A spinal cord stimulator (SCS) is an implantable device designed to alleviate pain by delivering controlled electrical pulses directly to the spinal cord. It’s a common option when other non-surgical pain treatments have been ineffective. The process involves two stages: a trial period and the actual implantation.

During the trial, temporary leads are placed near the spinal cord to assess the effectiveness of stimulation in reducing pain. If successful, the permanent implantation is performed, involving placing the leads and a small generator under the skin.

SCS can significantly enhance quality of life by reducing pain levels, improving sleep, and decreasing reliance on pain medications. It’s often used in conjunction with other pain management strategies to provide comprehensive relief for chronic pain conditions.

Diseases Cured by Spinal Cord Stimulator

Spinal cord stimulation (SCS) is utilized to manage various chronic pain conditions when conventional treatments have proven ineffective. These conditions include:

  • Back pain, especially post-surgery (failed back surgery syndrome).
  • Post-surgical pain.
  • Arachnoiditis characterized by painful inflammation of the arachnoid membrane.
  • Refractory angina (heart pain untreatable by other means).
  • Spinal cord injuries.
  • Nerve-related pain like severe diabetic neuropathy or neuropathy from cancer treatments.
  • Peripheral vascular disease.
  • Complex regional pain syndrome.
  • Phantom limb pain after amputation.
  • Visceral abdominal and perineal pain.
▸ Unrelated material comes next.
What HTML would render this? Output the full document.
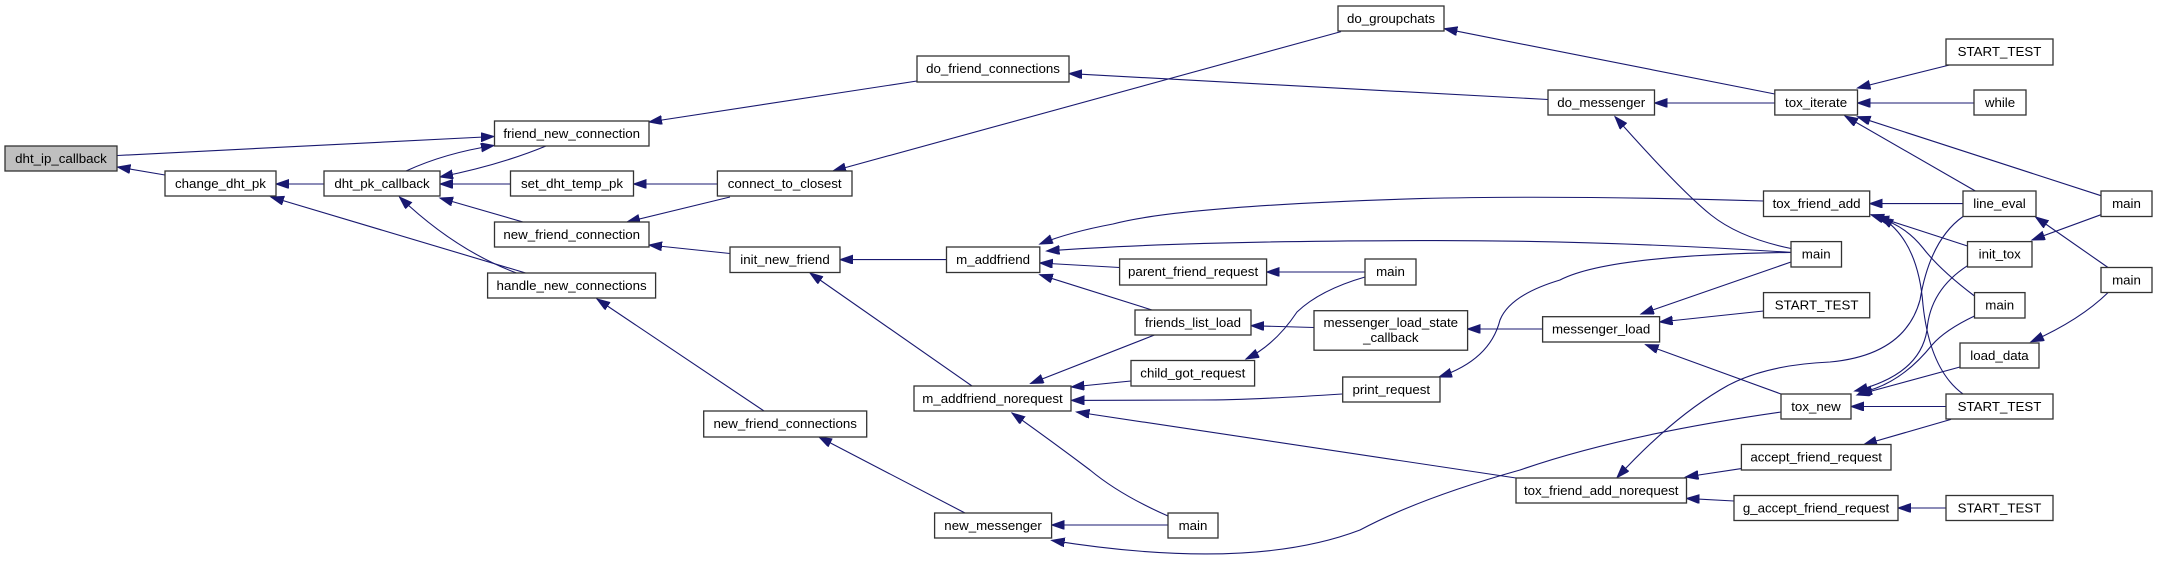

SCS can enhance overall quality of life and sleep while reducing reliance on pain medications. It’s often part of a comprehensive pain management approach that includes medications, exercise, physical therapy, and relaxation techniques.

How Does It Work?

Spinal cord stimulators function through electrodes placed in the epidural space between the spinal cord and vertebrae, along with a small battery pack (generator) implanted under the skin. The generator is typically positioned near the buttocks or abdomen. Patients can activate the stimulator using a remote control to deliver electrical impulses when they experience pain. The remote control and its antenna remain external.

While the exact mechanisms of spinal cord stimulation are not fully understood, it is believed to target multiple muscle groups directly along the spine, potentially modifying pain perception in the brain.

Traditional stimulators create a tingling sensation (paresthesia) that replaces pain perception. Newer devices offer “sub-perception” stimulation, which is imperceptible to the patient. These advancements cater to individuals who find paresthesia uncomfortable.

Placement of spinal cord stimulators requires specialized training in interventional pain management and is often guided by X-ray or ultrasound for precise positioning.

Post Recovery Care

After spinal cord stimulator implantation, most patients can go home the same day once the anesthesia wears off. Expect some discomfort at the incision sites for several days. Avoid stretching, twisting, or reaching that could strain the incisions. Dressings are typically removed after about 3 days, and incisions usually heal within 2-4 weeks.

Your doctor will outline a recovery plan, generally advising lighter activity for about 2 weeks. Once approved, you can resume normal activities, return to work, and drive again (with the stimulator turned off), typically within 1-2 weeks post-surgery. Follow your doctor’s instructions closely for optimal healing and effectiveness of the spinal cord stimulator.